FREMANTLE council’s plans for a solar farm at the old South Fremantle landfill site are set to be killed off – but not quite buried.
At Wednesday’s finance and policy committee, councillors voted to terminate an agreement with renewable energy provider Epuron after it failed to secure a buyer for any power generated on the site.
Epuron had asked the council if it could offload the project to another company, but officers told the council they couldn’t see another operator having any better luck.
“The ongoing uncertainty over whether the solar farm will or will not proceed is unsettling for the local community and makes it difficult for the council to consider other potential suitable uses for the site,” the officers’ report said.
They had recommended the council “terminate any further work” on a solar farm, but an amendment from councillor Rachel Pemberton keeps it on the table.
Cr Pemberton said it was frustrating the solar farm proposal hadn’t progressed very far since the council first called for expressions of interest in 2014, and took aim at WA’s monopolistic energy market which had made finding a buyer difficult.
“I do think that is equally frustrating and something that also needs to change,” she said.
“I’m not completely wedded to the solar farm going forward, I just thought it important to keep it in the mix as a possibility,” she said of her amendment.
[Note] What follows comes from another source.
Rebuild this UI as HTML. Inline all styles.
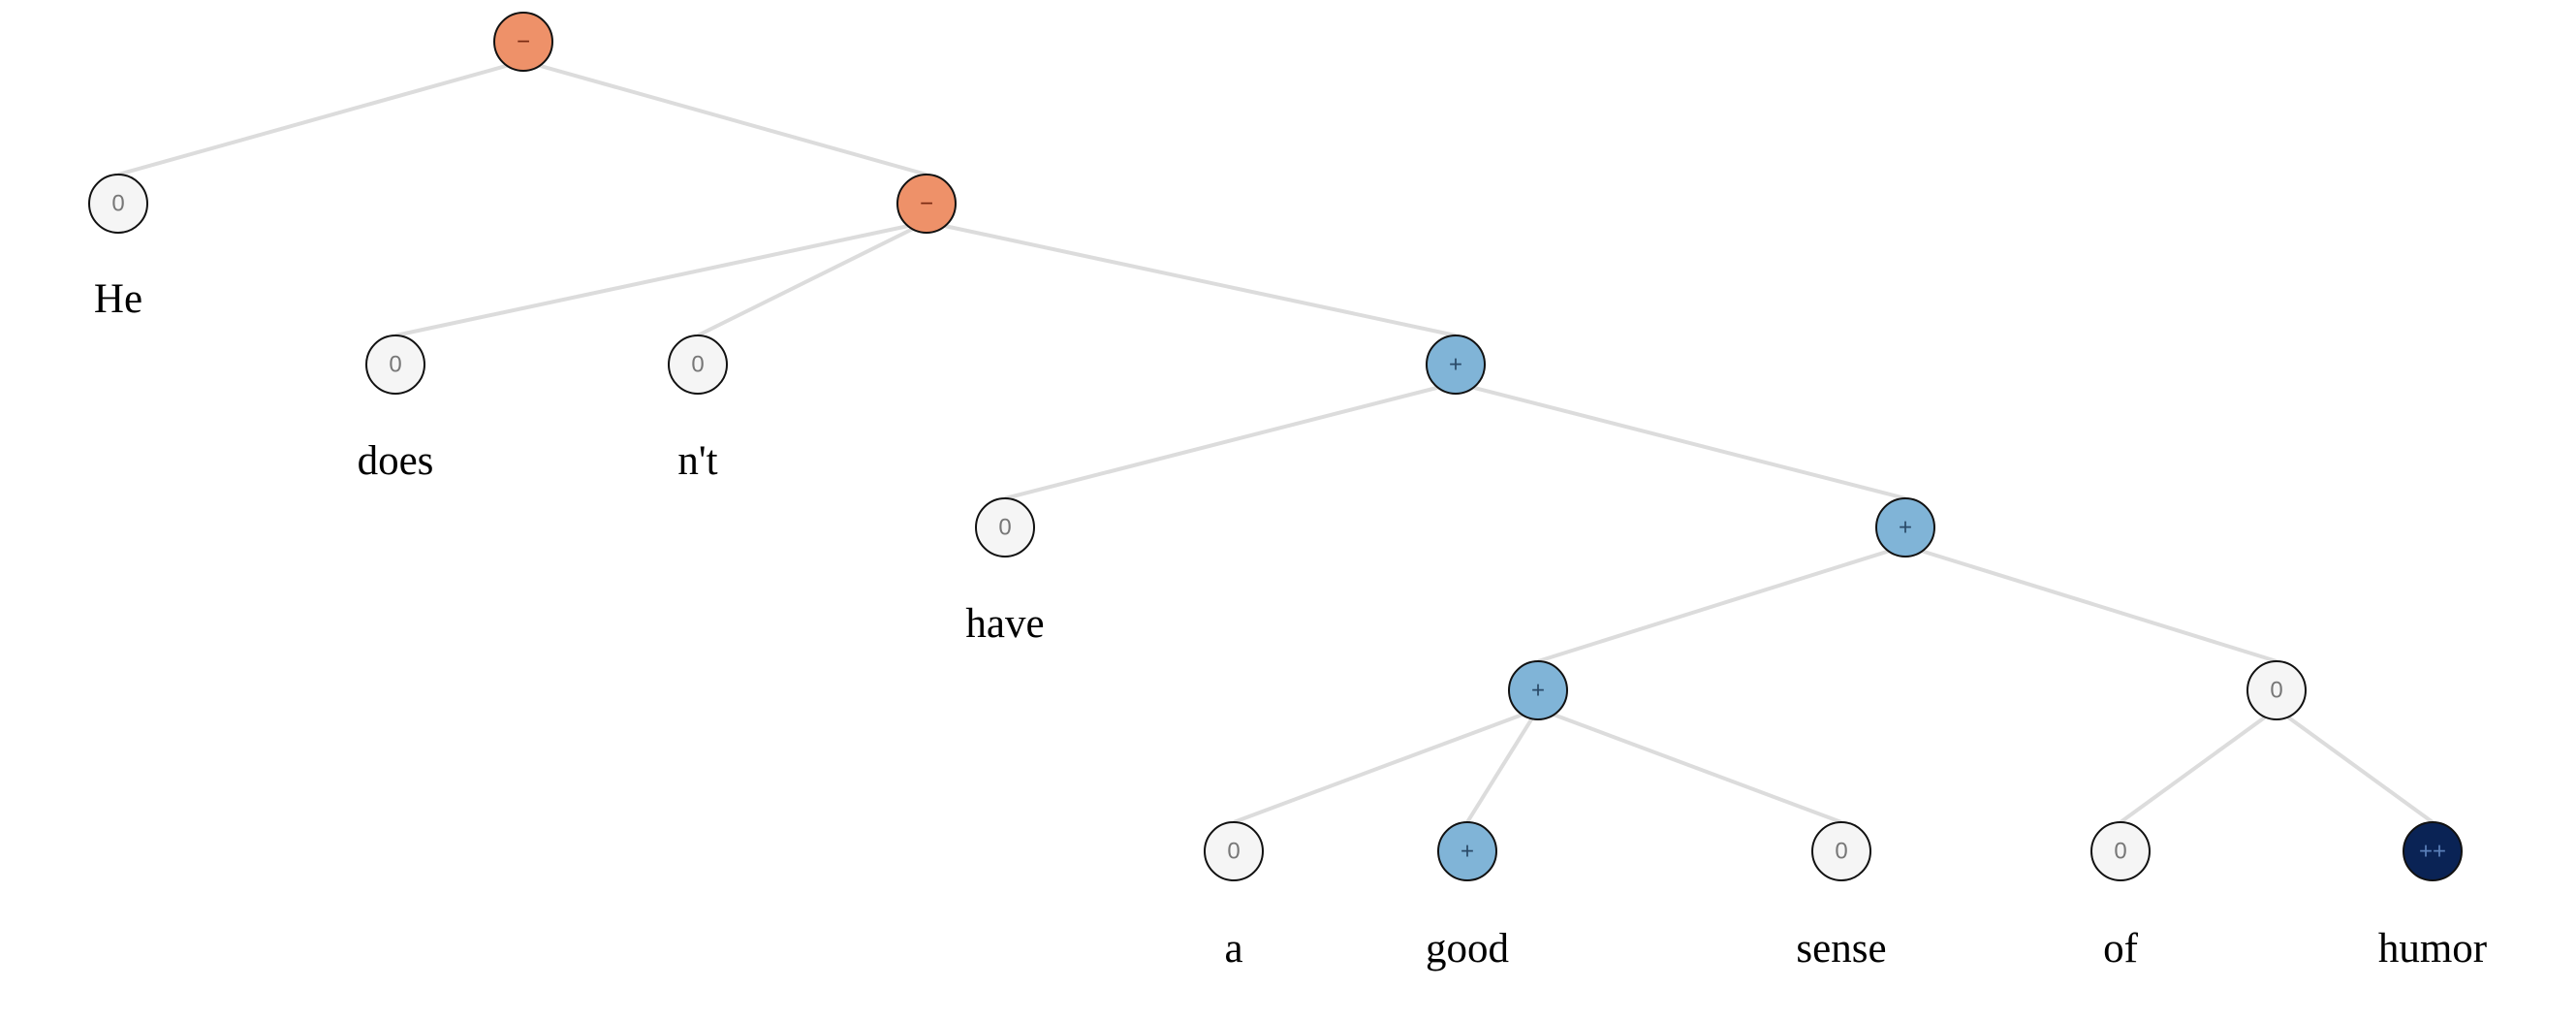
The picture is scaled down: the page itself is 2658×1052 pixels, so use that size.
<!DOCTYPE html>
<html><head><style>
html,body{margin:0;padding:0;background:#fff;width:2658px;height:1052px;overflow:hidden}
</style></head><body>
<svg width="2658" height="1052" xmlns="http://www.w3.org/2000/svg">
<g stroke="#dcdcdc" stroke-width="4" fill="none">
<line x1="540" y1="63" x2="122" y2="180"/>
<line x1="540" y1="63" x2="956" y2="180"/>
<line x1="956" y1="229" x2="408" y2="346"/>
<line x1="956" y1="229" x2="720" y2="346"/>
<line x1="956" y1="229" x2="1502" y2="346"/>
<line x1="1502" y1="395" x2="1037" y2="514"/>
<line x1="1502" y1="395" x2="1966" y2="514"/>
<line x1="1966" y1="563" x2="1587" y2="682"/>
<line x1="1966" y1="563" x2="2349" y2="682"/>
<line x1="1587" y1="731" x2="1273" y2="848"/>
<line x1="1587" y1="731" x2="1514" y2="848"/>
<line x1="1587" y1="731" x2="1900" y2="848"/>
<line x1="2349" y1="731" x2="2188" y2="848"/>
<line x1="2349" y1="731" x2="2510" y2="848"/>
</g>
<g stroke="#111" stroke-width="2">
<circle cx="540" cy="43" r="30" fill="#ee9169"/>
<circle cx="122" cy="210" r="30" fill="#f5f5f5"/>
<circle cx="956" cy="210" r="30" fill="#ee9169"/>
<circle cx="408" cy="376" r="30" fill="#f5f5f5"/>
<circle cx="720" cy="376" r="30" fill="#f5f5f5"/>
<circle cx="1502" cy="376" r="30" fill="#80b4d7"/>
<circle cx="1037" cy="544" r="30" fill="#f5f5f5"/>
<circle cx="1966" cy="544" r="30" fill="#80b4d7"/>
<circle cx="1587" cy="712" r="30" fill="#80b4d7"/>
<circle cx="2349" cy="712" r="30" fill="#f5f5f5"/>
<circle cx="1273" cy="878" r="30" fill="#f5f5f5"/>
<circle cx="1514" cy="878" r="30" fill="#80b4d7"/>
<circle cx="1900" cy="878" r="30" fill="#f5f5f5"/>
<circle cx="2188" cy="878" r="30" fill="#f5f5f5"/>
<circle cx="2510" cy="878" r="30" fill="#0a2355"/>
</g>
<g font-family="Liberation Sans, sans-serif" font-size="24" text-anchor="middle" dominant-baseline="central">
<text x="540" y="43" fill="#7a2a12">−</text>
<text x="956" y="210" fill="#7a2a12">−</text>
<text x="122" y="210" fill="#777">0</text>
<text x="408" y="376" fill="#777">0</text>
<text x="720" y="376" fill="#777">0</text>
<text x="1037" y="544" fill="#777">0</text>
<text x="2349" y="712" fill="#777">0</text>
<text x="1273" y="878" fill="#777">0</text>
<text x="1900" y="878" fill="#777">0</text>
<text x="2188" y="878" fill="#777">0</text>
<text x="1502" y="376" fill="#2a4a68">+</text>
<text x="1966" y="544" fill="#2a4a68">+</text>
<text x="1587" y="712" fill="#2a4a68">+</text>
<text x="1514" y="878" fill="#2a4a68">+</text>
<text x="2510" y="878" fill="#5a7fb8">++</text>
</g>
<g font-family="Liberation Serif, serif" font-size="43" text-anchor="middle" fill="#000">
<text x="122" y="322">He</text>
<text x="408" y="489">does</text>
<text x="720" y="489">n't</text>
<text x="1037" y="657">have</text>
<text x="1273" y="992">a</text>
<text x="1514" y="992">good</text>
<text x="1900" y="992">sense</text>
<text x="2188" y="992">of</text>
<text x="2510" y="992">humor</text>
</g>
</svg>
</body></html>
It calls for solar or “other type of renewable energy project” to be included in an upcoming review of potential uses for the site. “This is a constantly changing area, and there are other parameters like emission reduction targets and phasing out coal that are coming on line now that might create other opportunities,” she said, while singling out battery storage as a possibility.
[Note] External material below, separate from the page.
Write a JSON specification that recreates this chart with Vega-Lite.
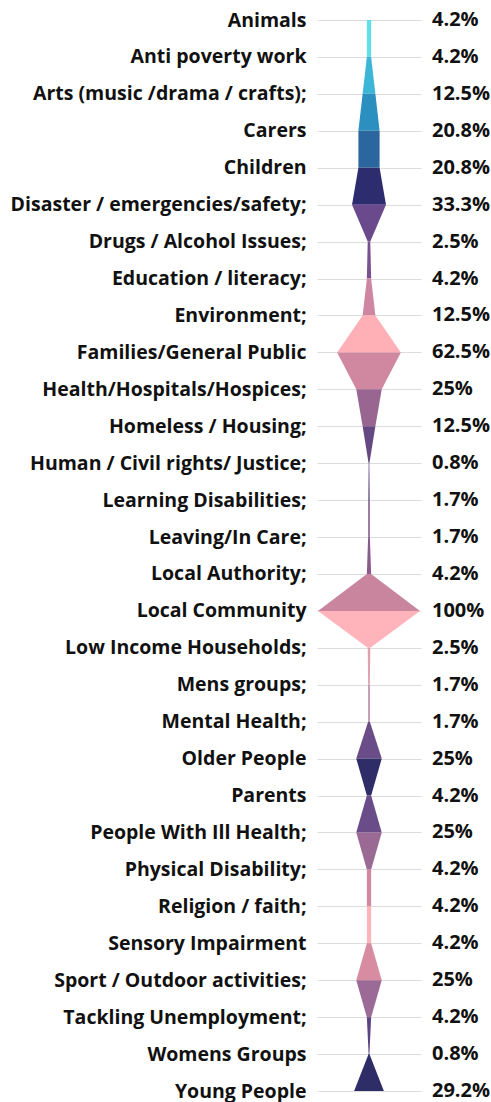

South warder Andrew Sullivan lamented that Fremantle had been left with responsibility for the old landfill site, despite anecdotal evidence state government departments had contributed to the contamination.
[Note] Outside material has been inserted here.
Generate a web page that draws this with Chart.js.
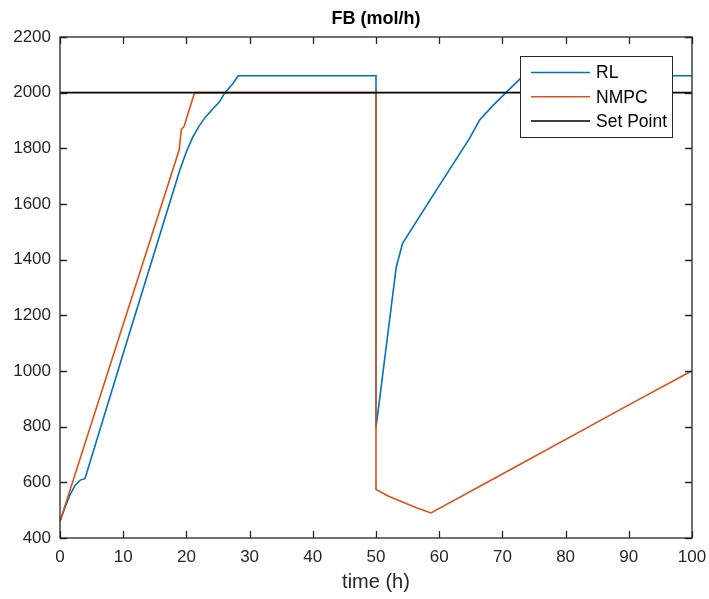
<!DOCTYPE html>
<html>
<head>
<meta charset="utf-8">
<script src="https://cdn.jsdelivr.net/npm/chart.js@4/dist/chart.umd.min.js"></script>
<style>
  html, body { margin: 0; padding: 0; background: #fff; }
  #wrap { width: 709px; height: 599px; }
</style>
</head>
<body>
<div id="wrap"><canvas id="c" width="709" height="599"></canvas></div>
<script>
// Feed rate FB (mol/h) over time for the RL controller, NMPC and the set point
const timeRL = [0, 0.8, 1.6, 2.4, 3.2, 3.95, 10.5, 19.0, 20.0, 21.0, 22.0, 23.0, 24.2, 25.2, 26.1, 27.4, 28.2,
                50, 50, 53.2, 54.2, 59.5, 64.8, 66.4, 68.6, 70.6, 72.7, 73.4, 100];
const fbRL   = [460, 510, 556, 590, 608, 613, 1100, 1725, 1788, 1840, 1880, 1912, 1942, 1966, 2000, 2034, 2061,
                2061, 796, 1373, 1459, 1648, 1836, 1902, 1956, 2001, 2048, 2061, 2061];

const timeNMPC = [0, 18.85, 19.2, 19.6, 21.3, 50, 50, 52, 54.2, 56.5, 58.7, 70, 89.5, 100];
const fbNMPC   = [460, 1794, 1868, 1877, 2000, 2000, 574, 550, 529, 508, 490, 630, 872, 1001];

const timeSP = [0, 100];
const fbSP   = [2000, 2000];

const xTicks = [0, 10, 20, 30, 40, 50, 60, 70, 80, 90, 100];
const yTicks = [400, 600, 800, 1000, 1200, 1400, 1600, 1800, 2000, 2200];

const seriesNames = ['RL', 'NMPC', 'Set Point'];
const seriesColors = ['#0072BD', '#D95319', '#000000'];

const toPoints = (xs, ys) => xs.map((x, i) => ({ x: x, y: ys[i] }));

const FONT = "'Liberation Sans', Arial, Helvetica, sans-serif";
const AXIS = '#262626';

// Box around the axes with inward tick marks on all four sides, plus a MATLAB-like legend
const boxPlugin = {
  id: 'boxAxes',
  afterDatasetsDraw(chart) {
    const { ctx, chartArea: a, scales } = chart;
    ctx.save();
    ctx.strokeStyle = AXIS;
    ctx.lineWidth = 1.3;
    ctx.strokeRect(a.left, a.top, a.right - a.left, a.bottom - a.top);
    const len = 7;
    ctx.beginPath();
    xTicks.forEach(v => {
      const px = Math.round(scales.x.getPixelForValue(v)) + 0.5;
      ctx.moveTo(px, a.bottom); ctx.lineTo(px, a.bottom - len);
      ctx.moveTo(px, a.top); ctx.lineTo(px, a.top + len);
    });
    yTicks.forEach(v => {
      const py = Math.round(scales.y.getPixelForValue(v)) + 0.5;
      ctx.moveTo(a.left, py); ctx.lineTo(a.left + len, py);
      ctx.moveTo(a.right, py); ctx.lineTo(a.right - len, py);
    });
    ctx.stroke();

    // legend box
    const lx = 520, ly = 56, lw = 152, lh = 81;
    ctx.fillStyle = '#ffffff';
    ctx.fillRect(lx, ly, lw, lh);
    ctx.strokeStyle = AXIS;
    ctx.lineWidth = 1;
    ctx.strokeRect(lx + 0.5, ly + 0.5, lw, lh);
    ctx.font = '17.5px ' + FONT;
    ctx.textBaseline = 'middle';
    ctx.textAlign = 'left';
    chart.data.datasets.forEach((ds, i) => {
      const y = ly + 16.5 + i * 24.3;
      ctx.strokeStyle = ds.borderColor;
      ctx.lineWidth = 1.5;
      ctx.beginPath();
      ctx.moveTo(lx + 11, y); ctx.lineTo(lx + 70, y);
      ctx.stroke();
      ctx.fillStyle = '#000';
      ctx.fillText(ds.label, lx + 76, y + 1);
    });
    ctx.restore();
  }
};

new Chart(document.getElementById('c'), {
  type: 'line',
  data: {
    datasets: [
      { label: seriesNames[0], data: toPoints(timeRL, fbRL), borderColor: seriesColors[0], order: 3 },
      { label: seriesNames[1], data: toPoints(timeNMPC, fbNMPC), borderColor: seriesColors[1], order: 2 },
      { label: seriesNames[2], data: toPoints(timeSP, fbSP), borderColor: seriesColors[2], order: 1 }
    ].map(d => Object.assign(d, { borderWidth: 1.6, pointRadius: 0, tension: 0, fill: false }))
  },
  options: {
    responsive: false,
    animation: false,
    devicePixelRatio: 1,
    layout: { padding: { left: 0, right: 17, top: 0, bottom: 0 } },
    plugins: {
      legend: { display: false },
      tooltip: { enabled: false },
      title: {
        display: true,
        text: 'FB (mol/h)',
        fullSize: false,
        color: '#000',
        font: { family: FONT, size: 18, weight: 'bold' },
        padding: { top: 8, bottom: 7.4 }
      }
    },
    scales: {
      x: {
        type: 'linear',
        min: 0, max: 100,
        afterBuildTicks: s => { s.ticks = xTicks.map(v => ({ value: v })); },
        ticks: { color: AXIS, font: { family: FONT, size: 17 }, padding: 9, maxRotation: 0, autoSkip: false,
                 callback: v => String(v) },
        grid: { display: false, drawTicks: false },
        border: { display: false },
        title: { display: true, text: 'time (h)', color: AXIS, font: { family: FONT, size: 20 }, padding: { top: 4, bottom: 5 } },
        afterFit: s => { s.height = 61; s.paddingLeft = 0; s.paddingRight = 0; }
      },
      y: {
        type: 'linear',
        min: 400, max: 2200,
        afterBuildTicks: s => { s.ticks = yTicks.map(v => ({ value: v })); },
        ticks: { color: AXIS, font: { family: FONT, size: 17 }, padding: 9, autoSkip: false,
                 callback: v => String(v) },
        grid: { display: false, drawTicks: false },
        border: { display: false },
        afterFit: s => { s.width = 60; s.paddingTop = 0; s.paddingBottom = 0; }
      }
    }
  },
  plugins: [boxPlugin]
});
</script>
</body>
</html>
“The era of saying to local governments, particularly a small one like Freo that ‘it’s your baby, you sort it out’ needs to be retested,” Cr Sullivan said.
“We would all love not to have a contaminated site on our doorstep, and the council could get on with development, including open space and sustainable development.”
He was backed by councillor Doug Thompson, who said he was aware of three other councils with old landfill sites sitting in prime development areas and expected the locked-up value could see movement at the state level in a couple of years.
But committee chair Jenny Archibald reminded everyone of the challenges for possible redevelopment, recalling a field trip to the tip in the 1970s while she was with the WA museum as part of a search for potential fossils after a 25,000-year-old wombat jawbone was discovered in another quarry.
They found “some really interesting old geological structures” but no wombats.
“But the one thing I did find was I walked into this small lake of oil, and you couldn’t see it because it was covered with dust; but people were putting anything in that tip site,” Cr Archibald said.
Cr Marija Vujcic urged the council not to reinvent the wheel during the upcoming review of the site.
“We have a lot of information on the tip, thousands of dollars of research which I think we need to go through again and keep what is relevant and perhaps have a look at what is not relevant, as opposed to starting all over again,” Cr Vujcic.
The committee’s recommendation goes to full council later this month for ratification.